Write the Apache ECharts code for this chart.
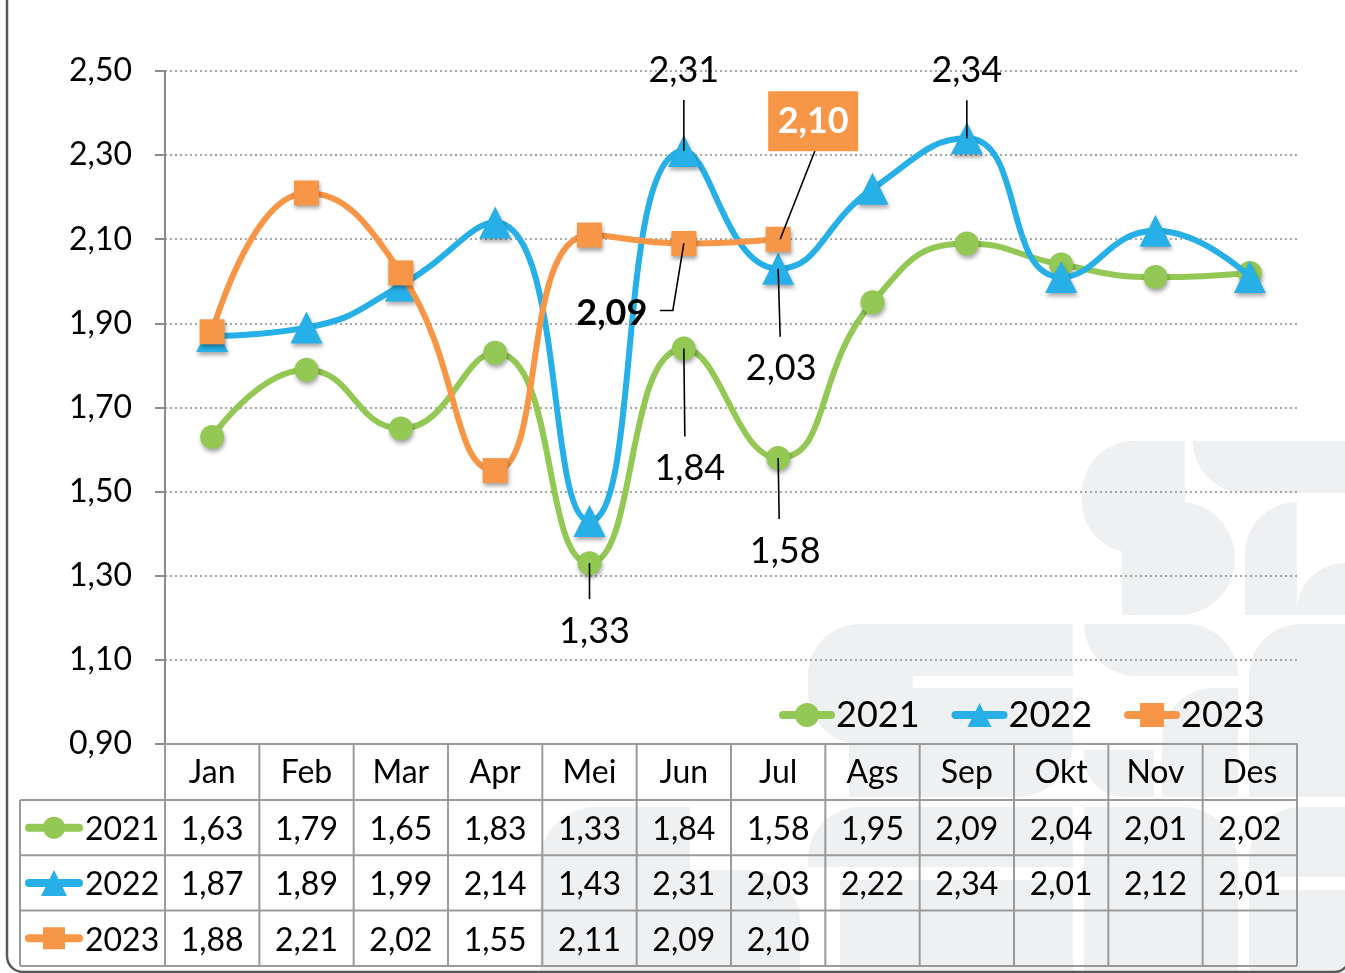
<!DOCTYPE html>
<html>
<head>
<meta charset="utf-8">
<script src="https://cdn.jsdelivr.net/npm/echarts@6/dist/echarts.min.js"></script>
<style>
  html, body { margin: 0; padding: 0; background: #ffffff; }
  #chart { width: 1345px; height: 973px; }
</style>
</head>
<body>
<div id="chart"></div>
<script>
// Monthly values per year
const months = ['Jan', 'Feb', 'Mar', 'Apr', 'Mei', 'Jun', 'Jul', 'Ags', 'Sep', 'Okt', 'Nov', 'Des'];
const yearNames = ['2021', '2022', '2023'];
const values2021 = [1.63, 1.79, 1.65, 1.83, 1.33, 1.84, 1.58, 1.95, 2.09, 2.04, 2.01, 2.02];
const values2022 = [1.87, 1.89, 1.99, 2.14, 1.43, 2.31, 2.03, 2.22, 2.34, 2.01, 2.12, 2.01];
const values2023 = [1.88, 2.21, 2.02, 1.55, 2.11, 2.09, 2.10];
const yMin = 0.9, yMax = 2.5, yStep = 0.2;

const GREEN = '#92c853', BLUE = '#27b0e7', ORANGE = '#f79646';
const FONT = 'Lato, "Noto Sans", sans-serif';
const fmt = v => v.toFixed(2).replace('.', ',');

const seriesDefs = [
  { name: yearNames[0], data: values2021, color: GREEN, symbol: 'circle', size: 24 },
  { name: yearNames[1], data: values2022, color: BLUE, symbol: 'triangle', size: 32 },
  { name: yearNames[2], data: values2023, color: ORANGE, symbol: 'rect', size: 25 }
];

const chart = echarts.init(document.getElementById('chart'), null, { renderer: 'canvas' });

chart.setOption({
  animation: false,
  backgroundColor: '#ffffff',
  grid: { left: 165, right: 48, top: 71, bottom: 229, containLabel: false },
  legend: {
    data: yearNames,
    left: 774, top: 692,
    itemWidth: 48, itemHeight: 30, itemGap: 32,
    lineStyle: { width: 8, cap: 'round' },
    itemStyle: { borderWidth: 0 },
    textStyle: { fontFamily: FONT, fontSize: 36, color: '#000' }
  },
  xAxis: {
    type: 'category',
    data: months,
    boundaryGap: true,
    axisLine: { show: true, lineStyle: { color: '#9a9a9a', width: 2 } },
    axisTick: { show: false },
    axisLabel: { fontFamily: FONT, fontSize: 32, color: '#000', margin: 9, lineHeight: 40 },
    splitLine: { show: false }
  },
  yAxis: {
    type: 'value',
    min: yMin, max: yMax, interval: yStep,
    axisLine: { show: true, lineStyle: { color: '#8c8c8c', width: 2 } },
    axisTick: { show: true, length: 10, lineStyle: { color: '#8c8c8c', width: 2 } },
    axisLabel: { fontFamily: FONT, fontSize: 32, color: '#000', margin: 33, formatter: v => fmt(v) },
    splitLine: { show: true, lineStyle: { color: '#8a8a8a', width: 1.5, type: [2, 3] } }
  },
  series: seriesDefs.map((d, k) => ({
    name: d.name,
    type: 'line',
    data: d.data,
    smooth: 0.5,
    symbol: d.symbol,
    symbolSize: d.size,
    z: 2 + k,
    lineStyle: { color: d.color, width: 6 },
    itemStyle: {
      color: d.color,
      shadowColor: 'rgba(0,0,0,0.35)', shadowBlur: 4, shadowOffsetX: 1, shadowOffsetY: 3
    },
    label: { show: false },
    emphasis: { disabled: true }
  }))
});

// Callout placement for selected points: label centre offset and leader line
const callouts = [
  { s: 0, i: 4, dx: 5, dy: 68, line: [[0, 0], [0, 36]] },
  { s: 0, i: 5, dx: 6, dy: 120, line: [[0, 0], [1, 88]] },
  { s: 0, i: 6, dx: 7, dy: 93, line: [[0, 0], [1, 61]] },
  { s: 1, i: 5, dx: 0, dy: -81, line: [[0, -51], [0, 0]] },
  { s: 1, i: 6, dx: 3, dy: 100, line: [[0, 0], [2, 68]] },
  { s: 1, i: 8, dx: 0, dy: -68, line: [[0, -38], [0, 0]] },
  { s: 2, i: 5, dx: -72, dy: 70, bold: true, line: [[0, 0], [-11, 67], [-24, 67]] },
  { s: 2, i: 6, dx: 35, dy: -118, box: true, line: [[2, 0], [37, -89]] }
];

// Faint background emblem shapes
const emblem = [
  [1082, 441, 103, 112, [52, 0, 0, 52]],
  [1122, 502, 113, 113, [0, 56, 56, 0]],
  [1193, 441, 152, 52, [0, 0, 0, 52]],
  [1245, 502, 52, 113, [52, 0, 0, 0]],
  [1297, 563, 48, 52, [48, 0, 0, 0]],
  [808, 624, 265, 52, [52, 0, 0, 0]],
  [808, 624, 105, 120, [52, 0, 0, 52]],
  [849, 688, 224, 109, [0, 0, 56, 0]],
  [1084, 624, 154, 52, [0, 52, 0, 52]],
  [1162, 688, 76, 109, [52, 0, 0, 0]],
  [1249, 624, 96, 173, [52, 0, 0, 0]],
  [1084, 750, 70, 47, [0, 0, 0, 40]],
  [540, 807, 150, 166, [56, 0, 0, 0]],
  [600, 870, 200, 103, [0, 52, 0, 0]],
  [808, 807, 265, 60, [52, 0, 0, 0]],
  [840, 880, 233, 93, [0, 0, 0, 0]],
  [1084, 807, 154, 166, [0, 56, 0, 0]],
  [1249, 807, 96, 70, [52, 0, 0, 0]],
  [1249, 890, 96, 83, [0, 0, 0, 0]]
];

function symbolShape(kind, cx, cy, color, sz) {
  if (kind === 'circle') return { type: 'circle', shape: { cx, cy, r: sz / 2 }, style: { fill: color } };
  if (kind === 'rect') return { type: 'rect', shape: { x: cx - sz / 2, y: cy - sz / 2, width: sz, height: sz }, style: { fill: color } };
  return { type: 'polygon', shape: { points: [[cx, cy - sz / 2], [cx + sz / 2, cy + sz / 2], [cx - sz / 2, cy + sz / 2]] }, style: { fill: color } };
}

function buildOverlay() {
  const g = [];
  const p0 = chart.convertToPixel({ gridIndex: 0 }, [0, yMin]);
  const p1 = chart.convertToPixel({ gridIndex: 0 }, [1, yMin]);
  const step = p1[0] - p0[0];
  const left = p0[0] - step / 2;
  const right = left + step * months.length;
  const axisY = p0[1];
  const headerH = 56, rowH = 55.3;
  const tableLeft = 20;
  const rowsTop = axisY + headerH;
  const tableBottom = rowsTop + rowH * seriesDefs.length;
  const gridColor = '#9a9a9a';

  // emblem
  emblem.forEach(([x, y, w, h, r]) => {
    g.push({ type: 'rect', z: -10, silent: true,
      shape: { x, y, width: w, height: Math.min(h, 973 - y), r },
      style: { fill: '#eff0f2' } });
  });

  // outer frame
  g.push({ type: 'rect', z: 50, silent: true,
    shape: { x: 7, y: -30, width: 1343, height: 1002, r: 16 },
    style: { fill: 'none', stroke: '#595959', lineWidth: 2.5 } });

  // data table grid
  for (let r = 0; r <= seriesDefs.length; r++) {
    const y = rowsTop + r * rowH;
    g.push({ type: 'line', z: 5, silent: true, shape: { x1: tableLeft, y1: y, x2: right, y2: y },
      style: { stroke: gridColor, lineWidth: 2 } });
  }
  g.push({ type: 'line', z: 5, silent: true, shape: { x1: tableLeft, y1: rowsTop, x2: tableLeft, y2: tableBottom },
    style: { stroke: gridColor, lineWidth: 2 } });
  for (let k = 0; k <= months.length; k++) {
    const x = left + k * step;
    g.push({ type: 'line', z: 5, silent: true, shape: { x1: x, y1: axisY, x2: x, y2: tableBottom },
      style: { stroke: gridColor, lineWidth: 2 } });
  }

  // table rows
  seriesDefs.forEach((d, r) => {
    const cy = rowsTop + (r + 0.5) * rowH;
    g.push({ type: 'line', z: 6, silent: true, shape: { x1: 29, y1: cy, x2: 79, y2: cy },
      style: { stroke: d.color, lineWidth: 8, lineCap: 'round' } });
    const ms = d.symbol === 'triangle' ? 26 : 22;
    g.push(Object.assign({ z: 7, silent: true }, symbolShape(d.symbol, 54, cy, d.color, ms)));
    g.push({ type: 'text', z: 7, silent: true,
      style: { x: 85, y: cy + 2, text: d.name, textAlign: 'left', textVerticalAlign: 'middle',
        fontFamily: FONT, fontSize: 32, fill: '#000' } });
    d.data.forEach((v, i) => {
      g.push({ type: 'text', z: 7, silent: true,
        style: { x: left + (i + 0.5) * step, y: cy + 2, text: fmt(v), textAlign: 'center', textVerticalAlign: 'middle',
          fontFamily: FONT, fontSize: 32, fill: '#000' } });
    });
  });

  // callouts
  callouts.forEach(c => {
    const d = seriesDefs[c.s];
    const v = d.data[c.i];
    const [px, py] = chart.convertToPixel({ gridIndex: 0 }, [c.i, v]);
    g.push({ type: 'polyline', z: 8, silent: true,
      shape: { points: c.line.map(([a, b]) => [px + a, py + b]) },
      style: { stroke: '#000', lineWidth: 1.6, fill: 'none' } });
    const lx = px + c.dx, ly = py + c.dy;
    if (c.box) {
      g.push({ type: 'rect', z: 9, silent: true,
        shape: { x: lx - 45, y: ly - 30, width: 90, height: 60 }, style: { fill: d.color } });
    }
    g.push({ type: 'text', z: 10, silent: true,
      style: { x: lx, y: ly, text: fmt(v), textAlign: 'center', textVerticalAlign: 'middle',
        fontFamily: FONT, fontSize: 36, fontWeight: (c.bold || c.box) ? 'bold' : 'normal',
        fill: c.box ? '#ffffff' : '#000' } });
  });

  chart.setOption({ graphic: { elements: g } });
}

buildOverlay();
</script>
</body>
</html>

★ ★ ★ ★ ★ ★ ★

▸ Exercise
Everything from the first line to the line with "const fmt = v" must be repeated exactly, and nothing else. Leave the pictures out.

▸ Output for this exercise
Write the Apache ECharts code for this chart.
<!DOCTYPE html>
<html>
<head>
<meta charset="utf-8">
<script src="https://cdn.jsdelivr.net/npm/echarts@6/dist/echarts.min.js"></script>
<style>
  html, body { margin: 0; padding: 0; background: #ffffff; }
  #chart { width: 1345px; height: 973px; }
</style>
</head>
<body>
<div id="chart"></div>
<script>
// Monthly values per year
const months = ['Jan', 'Feb', 'Mar', 'Apr', 'Mei', 'Jun', 'Jul', 'Ags', 'Sep', 'Okt', 'Nov', 'Des'];
const yearNames = ['2021', '2022', '2023'];
const values2021 = [1.63, 1.79, 1.65, 1.83, 1.33, 1.84, 1.58, 1.95, 2.09, 2.04, 2.01, 2.02];
const values2022 = [1.87, 1.89, 1.99, 2.14, 1.43, 2.31, 2.03, 2.22, 2.34, 2.01, 2.12, 2.01];
const values2023 = [1.88, 2.21, 2.02, 1.55, 2.11, 2.09, 2.10];
const yMin = 0.9, yMax = 2.5, yStep = 0.2;

const GREEN = '#92c853', BLUE = '#27b0e7', ORANGE = '#f79646';
const FONT = 'Lato, "Noto Sans", sans-serif';
const fmt = v => v.toFixed(2).replace('.', ',');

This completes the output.